Stored rows
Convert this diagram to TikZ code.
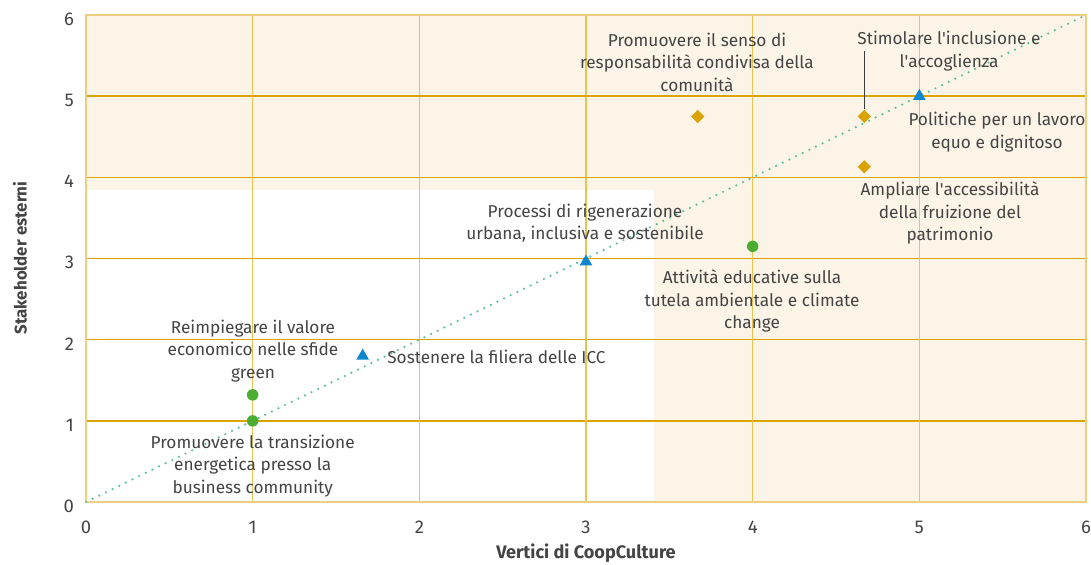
\documentclass[tikz,border=0pt]{standalone}
\usepackage{fontspec}
\setmainfont{Fira Sans}
\usetikzlibrary{shapes.geometric}

\definecolor{crema}{RGB}{252,244,231}
\definecolor{gridh}{RGB}{219,164,0}
\definecolor{gridv}{RGB}{234,195,82}
\definecolor{bordo}{RGB}{237,208,127}
\definecolor{verde}{RGB}{75,174,50}
\definecolor{azzurro}{RGB}{11,134,208}
\definecolor{oro}{RGB}{217,162,0}
\definecolor{tealpunti}{RGB}{91,191,160}
\definecolor{testo}{RGB}{68,68,68}
\definecolor{guida}{RGB}{60,60,60}

\begin{document}
\begin{tikzpicture}[x=3.3333cm,y=1.6233cm]

	%DEFINICIONES
	\tikzstyle{every node}=[font=\fontsize{9.8}{12.7}\selectfont, text=testo]
	\tikzstyle{etiqueta} = [align=center, inner sep=0pt]
	\tikzstyle{tick} = [inner sep=0pt, font=\fontsize{10.5}{12}\selectfont]
	\tikzstyle{titulo} = [inner sep=0pt, font=\fontsize{10.3}{12}\selectfont\bfseries]
	\tikzstyle{punto} = [circle, fill=verde, inner sep=0pt, minimum size=0.23cm]
	\tikzstyle{triangulo} = [regular polygon, regular polygon sides=3, fill=azzurro, inner sep=0pt, minimum size=0.29cm]
	\tikzstyle{rombo} = [diamond, fill=oro, inner sep=0pt, minimum width=0.27cm, minimum height=0.27cm]
	\tikzstyle{rejilla} = [line width=0.8pt]
	\tikzstyle{linea} = [line width=0.7pt, draw=guida]
	\tikzstyle{punteado} = [line width=1.4pt, line cap=round, dash pattern=on 0pt off 4.2pt, draw=tealpunti]

	\useasboundingbox (-0.516,-0.764) rectangle (6.03,6.185);

	%FONDO
	\fill[crema] (0,0) rectangle (6,6);
	\fill[white] (0,0) rectangle (3.41,3.85);
	\foreach \i in {1,...,5} {
		\draw[rejilla, gridv] (\i,0) -- (\i,6);
		\draw[rejilla, gridh] (0,\i) -- (6,\i);
	}
	\draw[line width=1.1pt, bordo] (0,0) rectangle (6,6);

	%EJES
	\foreach \i in {0,...,6} {
		\draw(\i,-0.31) node[tick](x\i){\i};
		\draw(-0.07,\i-0.05) node[tick, anchor=east](y\i){\i};
	}
	\draw(3.0,-0.628) node[titulo](ejex){Vertici di CoopCulture};
	\draw(-0.396,3.006) node[titulo, rotate=90, font=\fontsize{9.6}{12}\selectfont\bfseries](ejey){Stakeholder esterni};

	%PUNTOS
	\coordinate (o) at (0,0);
	\coordinate (f) at (6,6);
	\draw[punteado] (o) -- (f);
	\draw(1,1) node[punto](v1){};
	\draw(1,1.32) node[punto](v2){};
	\draw(4,3.15) node[punto](v3){};
	\draw(1.66,1.8) node[triangulo](a1){};
	\draw(3,2.96) node[triangulo](a2){};
	\draw(5,5) node[triangulo](a3){};
	\draw(3.67,4.75) node[rombo](r1){};
	\draw(4.67,4.75) node[rombo](r2){};
	\draw(4.67,4.13) node[rombo](r3){};

	%ETIQUETAS
	\draw(3.666,5.42) node[etiqueta](e1){Promuovere il senso di\\responsabilità condivisa della\\comunità};
	\draw(5.178,5.556) node[etiqueta](e2){Stimolare l\textquotesingle inclusione e\\l\textquotesingle accoglienza};
	\draw(5.466,4.558) node[etiqueta](e3){Politiche per un lavoro\\equo e dignitoso};
	\draw(5.184,3.56) node[etiqueta](e4){Ampliare l\textquotesingle accessibilità\\della fruizione del\\patrimonio};
	\draw(2.994,3.437) node[etiqueta](e5){Processi di rigenerazione\\urbana, inclusiva e sostenibile};
	\draw(3.996,2.476) node[etiqueta](e6){Attività educative sulla\\tutela ambientale e climate\\change};
	\draw(1.002,1.86) node[etiqueta](e7){Reimpiegare il valore\\economico nelle sfide\\green};
	\draw(1.806,1.786) node[etiqueta, anchor=west](e8){Sostenere la filiera delle ICC};
	\draw(1.0,0.443) node[etiqueta](e9){Promuovere la transizione\\energetica presso la\\business community};

	%GUIA
	\draw[linea] (r2.north) -- (r2 |- e2.center);
\end{tikzpicture}
\end{document}
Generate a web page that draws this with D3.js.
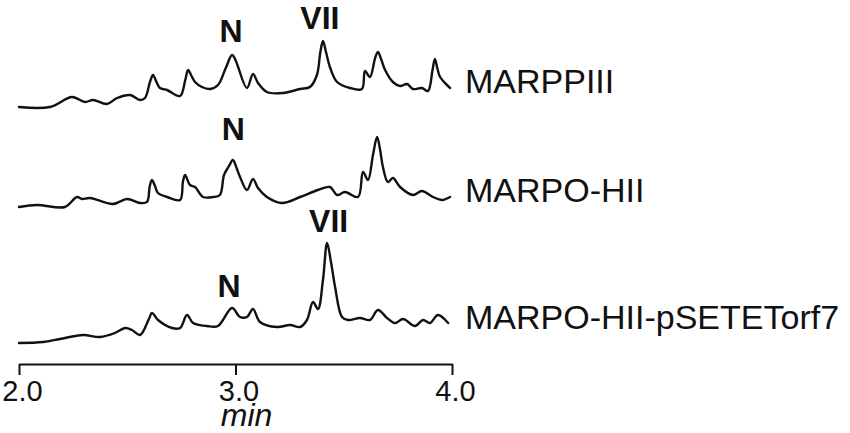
<!DOCTYPE html>
<html><head><meta charset="utf-8">
<script src="https://cdn.jsdelivr.net/npm/d3@7"></script>
<style>
html,body{margin:0;padding:0;background:#fff;}
svg{display:block;}
text{font-family:"Liberation Sans",Arial,Helvetica,sans-serif;fill:#111;}
</style></head>
<body>
<svg id="chart" width="850" height="433"></svg>
<script>
// ---- data (time in min, intensity in arbitrary units) ----
const seriesNames = ["MARPPIII", "MARPO-HII", "MARPO-HII-pSETETorf7"];
const xTicks = [2.0, 3.0, 4.0];
const xLabel = "min";

const traceMARPPIII = [
 [2.000,3],[2.143,3],[2.245,13],[2.305,8],[2.342,10],[2.406,6],[2.453,12],[2.513,15],[2.559,10],[2.582,12],
 [2.605,28],[2.619,35],[2.635,28],[2.651,22],[2.684,20],[2.744,14],[2.768,30],[2.781,40],[2.797,34],[2.813,28],[2.845,23],[2.882,21],[2.919,25],
 [2.955,42],[2.984,55],[3.000,50],[3.012,43],[3.053,22],[3.081,36],[3.104,27],[3.145,18],[3.219,17],[3.298,21],[3.344,23],
 [3.376,35],[3.392,58],[3.404,69],[3.418,58],[3.436,43],[3.469,28],[3.529,22],[3.584,21],[3.598,39],[3.621,33],
 [3.645,52],[3.658,58],[3.674,50],[3.691,40],[3.727,28],[3.760,24],[3.792,26],[3.820,21],[3.861,22],[3.889,19],
 [3.910,40],[3.921,51],[3.932,42],[3.945,33],[3.991,22]
];
const traceMARPOHII = [
 [2.000,3],[2.083,5],[2.212,3],[2.268,13],[2.291,11],[2.328,12],[2.434,6],[2.499,11],[2.559,7],[2.591,8],
 [2.604,24],[2.614,30],[2.628,24],[2.642,17],[2.684,13],[2.744,10],[2.757,28],[2.767,35],[2.790,25],[2.813,23],[2.850,13],[2.896,13],[2.928,15],
 [2.947,35],[2.970,44],[2.988,50],[3.005,42],[3.021,33],[3.053,20],[3.081,31],[3.104,22],[3.145,13],[3.215,7],[3.298,13],
 [3.381,20],[3.436,23],[3.469,15],[3.506,18],[3.566,13],[3.589,38],[3.612,30],[3.635,55],[3.654,73],[3.668,60],[3.681,43],[3.704,28],
 [3.727,32],[3.760,23],[3.820,15],[3.861,19],[3.912,13],[3.954,10],[3.991,13]
];
const traceMARPOHIIpSETETorf7 = [
 [2.000,2],[2.111,3],[2.189,6],[2.296,10],[2.374,8],[2.443,12],[2.490,17],[2.522,15],[2.559,10],
 [2.600,26],[2.614,32],[2.642,25],[2.707,17],[2.744,17],[2.776,30],[2.804,22],[2.868,19],[2.919,19],
 [2.984,37],[3.021,28],[3.053,28],[3.081,36],[3.113,23],[3.192,18],[3.252,20],[3.298,18],[3.330,25],
 [3.358,43],[3.381,36],[3.404,65],[3.423,102],[3.441,83],[3.460,58],[3.492,28],[3.520,25],[3.575,27],[3.621,25],
 [3.658,35],[3.700,27],[3.737,22],[3.774,26],[3.829,19],[3.866,25],[3.898,22],[3.935,30],[3.982,22]
];
const peakLabels = [
 {series:0, text:"N", t:2.98, h:68},
 {series:0, text:"VII", t:3.39, h:81},
 {series:1, text:"N", t:2.99, h:70},
 {series:2, text:"N", t:2.97, h:48},
 {series:2, text:"VII", t:3.43, h:113}
];

// ---- layout ----
const traces = [traceMARPPIII, traceMARPOHII, traceMARPOHIIpSETETorf7];
const baselines = [110, 210, 345];
const nameBaselines = [93, 202, 329];
const svg = d3.select("#chart");
const x = d3.scaleLinear().domain([2, 4]).range([19, 452]);
const yScales = baselines.map(b => d3.scaleLinear().domain([0, 100]).range([b, b - 100]));

traces.forEach((tr, i) => {
  const line = d3.line().x(d => x(d[0])).y(d => yScales[i](d[1])).curve(d3.curveCatmullRom.alpha(0.5));
  svg.append("path").datum(tr).attr("d", line)
    .attr("fill", "none").attr("stroke", "#111").attr("stroke-width", 2.4)
    .attr("stroke-linejoin", "round").attr("stroke-linecap", "round");
  svg.append("text").attr("x", 465).attr("y", nameBaselines[i])
    .attr("font-size", 34).text(seriesNames[i]);
});

peakLabels.forEach(p => {
  svg.append("text").attr("x", x(p.t)).attr("y", yScales[p.series](p.h))
    .attr("text-anchor", "middle").attr("font-size", 32).attr("font-weight", "bold")
    .text(p.text);
});

// ---- axis ----
const axis = d3.axisBottom(x).tickValues(xTicks).tickFormat(d3.format(".1f"))
  .tickSize(11).tickSizeOuter(0).tickPadding(5);
const g = svg.append("g").attr("transform", "translate(0,364)").call(axis);
g.select(".domain").attr("stroke", "#111").attr("stroke-width", 2);
g.selectAll(".tick line").attr("stroke", "#111").attr("stroke-width", 2);
g.selectAll(".tick text").attr("font-size", 29).attr("fill", "#111")
  .attr("font-family", "'Liberation Sans',Arial,sans-serif").attr("dx", 3);

svg.append("text").attr("x", x(3) + 11).attr("y", 426).attr("text-anchor", "middle")
  .attr("font-size", 32).attr("font-style", "italic").text(xLabel);
</script>
</body></html>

Written instruction
Your task is to reproduce the entries above word for word, from the first line through the line with "off 4.2pt, draw=tealpunti]", and please leave out any pictures.

The result
Convert this diagram to TikZ code.
\documentclass[tikz,border=0pt]{standalone}
\usepackage{fontspec}
\setmainfont{Fira Sans}
\usetikzlibrary{shapes.geometric}

\definecolor{crema}{RGB}{252,244,231}
\definecolor{gridh}{RGB}{219,164,0}
\definecolor{gridv}{RGB}{234,195,82}
\definecolor{bordo}{RGB}{237,208,127}
\definecolor{verde}{RGB}{75,174,50}
\definecolor{azzurro}{RGB}{11,134,208}
\definecolor{oro}{RGB}{217,162,0}
\definecolor{tealpunti}{RGB}{91,191,160}
\definecolor{testo}{RGB}{68,68,68}
\definecolor{guida}{RGB}{60,60,60}

\begin{document}
\begin{tikzpicture}[x=3.3333cm,y=1.6233cm]

	%DEFINICIONES
	\tikzstyle{every node}=[font=\fontsize{9.8}{12.7}\selectfont, text=testo]
	\tikzstyle{etiqueta} = [align=center, inner sep=0pt]
	\tikzstyle{tick} = [inner sep=0pt, font=\fontsize{10.5}{12}\selectfont]
	\tikzstyle{titulo} = [inner sep=0pt, font=\fontsize{10.3}{12}\selectfont\bfseries]
	\tikzstyle{punto} = [circle, fill=verde, inner sep=0pt, minimum size=0.23cm]
	\tikzstyle{triangulo} = [regular polygon, regular polygon sides=3, fill=azzurro, inner sep=0pt, minimum size=0.29cm]
	\tikzstyle{rombo} = [diamond, fill=oro, inner sep=0pt, minimum width=0.27cm, minimum height=0.27cm]
	\tikzstyle{rejilla} = [line width=0.8pt]
	\tikzstyle{linea} = [line width=0.7pt, draw=guida]
	\tikzstyle{punteado} = [line width=1.4pt, line cap=round, dash pattern=on 0pt off 4.2pt, draw=tealpunti]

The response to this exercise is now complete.